Tuesday, March 17, 2009

What’s UP with St. Patrick’s Day??

When did this become another major consumerist holiday, complete with imaginary nighttime visitor/bearer of treats? When I was a kid, we would try to slip some green into our school uniforms of blue, white and grey (usually a green pin or ribbon at the collar), and pinch anyone who forgot. Maybe watch Darby O’Gill and the Little People or The Bells of St. Mary’s on TV. Nowadays kids build traps in hopes of capturing a Leprechaun, who will grant them three wishes. E and Z have been talking about this event for weeks, and what they’ll wish for (gum, candy and lollipops), in addition to coloring multitudes of Leprechauns and shamrocks. Last week the daycare director pulled me aside to tell me not to worry about green bowel movements, because they will be eating green grapes, green beans and green milk today for lunch.

I would be totally fine with using it as an opportunity to learn about Irish culture and celebrate the coming spring (I assume that’s what it’s about originally; co-opted to celebrate the saint who drove all the “snakes”—i.e. Druids—out of Ireland), but when it turns into another opportunity to get stuff, I get irritated.

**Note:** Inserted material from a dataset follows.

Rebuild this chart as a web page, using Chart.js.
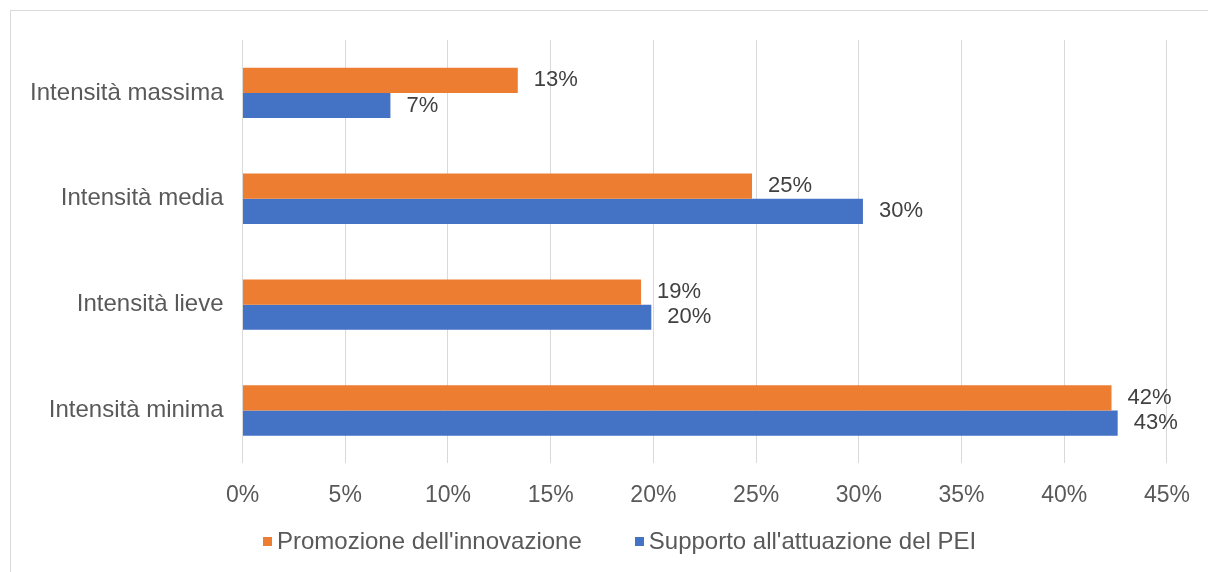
<!DOCTYPE html>
<html>
<head>
<meta charset="utf-8">
<script src="https://cdn.jsdelivr.net/npm/chart.js@4.4.1/dist/chart.umd.min.js"></script>
<style>
    html, body { margin: 0; padding: 0; background: #fff; overflow: hidden; }
    #wrap { position: relative; width: 1208px; height: 572px; }
    #frame { position: absolute; left: 10px; top: 10px; width: 1400px; height: 800px; border: 1px solid #d9d9d9; box-sizing: border-box; }
    #chart { position: absolute; left: 0; top: 0; }
    #legend { position: absolute; left: 263px; top: 527px; display: flex; gap: 53px; font-family: "Liberation Sans", Arial, sans-serif; font-size: 24px; color: #595959; }
    .item { display: flex; align-items: center; }
    .box { width: 9px; height: 9px; margin-right: 5px; }
</style>
</head>
<body>
<div id="wrap">
    <div id="frame"></div>
    <canvas id="chart" width="1208" height="572"></canvas>
    <div id="legend"></div>
</div>
<script>
// dati
const categorie = ["Intensità massima", "Intensità media", "Intensità lieve", "Intensità minima"];
const promozione = [13.4, 24.8, 19.4, 42.3];
const supporto = [7.2, 30.2, 19.9, 42.6];
const tickValori = [0, 5, 10, 15, 20, 25, 30, 35, 40, 45];
const nomiSerie = ["Promozione dell'innovazione", "Supporto all'attuazione del PEI"];
const coloriSerie = ["#ED7D31", "#4472C4"];

const font = "Liberation Sans, Arial, sans-serif";

// etichette valore a destra delle barre
const valueLabels = {
    id: "valueLabels",
    afterDatasetsDraw(chart) {
        const ctx = chart.ctx;
        ctx.save();
        ctx.font = "22px " + font;
        ctx.fillStyle = "#404040";
        ctx.textAlign = "left";
        ctx.textBaseline = "middle";
        chart.data.datasets.forEach((ds, i) => {
            chart.getDatasetMeta(i).data.forEach((bar, j) => {
                ctx.fillText(Math.round(ds.data[j]) + "%", bar.x + 16, bar.y);
            });
        });
        ctx.restore();
    }
};

let ctx = document.getElementById("chart").getContext("2d");

let chart = new Chart(ctx, {
    type: "bar",
    data: {
        labels: categorie,
        datasets: [
            { label: nomiSerie[0], data: promozione, backgroundColor: coloriSerie[0] },
            { label: nomiSerie[1], data: supporto, backgroundColor: coloriSerie[1] }
        ]
    },
    options: {
        indexAxis: "y",
        responsive: false,
        animation: false,
        layout: { padding: { top: 40, right: 41, bottom: 45, left: 0 } },
        plugins: { legend: { display: false }, tooltip: { enabled: false } },
        datasets: { bar: { categoryPercentage: 0.476, barPercentage: 1 } },
        scales: {
            x: {
                min: 0,
                max: 45,
                afterBuildTicks: scale => { scale.ticks = tickValori.map(v => ({ value: v })); },
                grid: { color: "#d9d9d9", drawTicks: false },
                border: { display: false },
                ticks: {
                    padding: 18,
                    color: "#595959",
                    font: { family: font, size: 23 },
                    callback: v => v + "%"
                }
            },
            y: {
                afterFit: scale => { scale.width = 242.5; },
                grid: { display: false, drawTicks: false },
                border: { display: false },
                ticks: {
                    padding: 19,
                    color: "#595959",
                    font: { family: font, size: 24 }
                }
            }
        }
    },
    plugins: [valueLabels]
});

// legenda
let legend = document.getElementById("legend");
chart.data.datasets.forEach(ds => {
    let item = document.createElement("div");
    item.className = "item";
    item.innerHTML = `<span class="box" style="background:${ds.backgroundColor}"></span><span>${ds.label}</span>`;
    legend.appendChild(item);
});
</script>
</body>
</html>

But even I got sucked into it last year, when M built a Leprechaun trap in school, and was so wound up about whether the Leprechaun would come to our house, and how would he know if it did, that I made a little green Leprechaun shoe using this pattern (I was going to make two, but ran out of time) and casually placed it on the bottom step. He was soooo thrilled when he found it, but then he spent the next several months obsessing about whether it was from a real Leprechaun or whether I made it. I had intended to make the other shoe this year (so at least it would be a pair) and hide it, but M hasn’t seem too interested in the idea (and E and Z are more interested in actually catching the Leprechaun…and cutting off its head), so I let it drop.

This year we kept it simple—M read to us from a book of Celtic Fairy Tales over the weekend, we watched The Secret of Roan Inish Saturday night, we’ve been listening to our Celtic Tides CD, and I made Irish-American soda bread for dinner last night (along with kale-potato gratin, which, while not Irish, is green) for dinner. I left early this a.m. to go swim, so wasn’t around to dress the boys in green (unlikely that C would think of such a detail) and even forgot to bring green clothes for myself (instead choosing a blue sweater that had a big smear of something slimy on the sleeve, that I noticed in the middle of a meeting, and which totally threw me off whatever I was trying to say). It remains to be seen when I get home tonight whether they will have noticed that they didn’t “get” anything—felt shoes or gold coins—this St. Paddy’s Day.

1 comment:

  1. We have never done anything past wearing green and dyeing our food green. Maybe we made shamrock-shaped cookies a few times years back. I did not know kids were catching leprechauns these days.

    I really love The Secret of Roan Inish.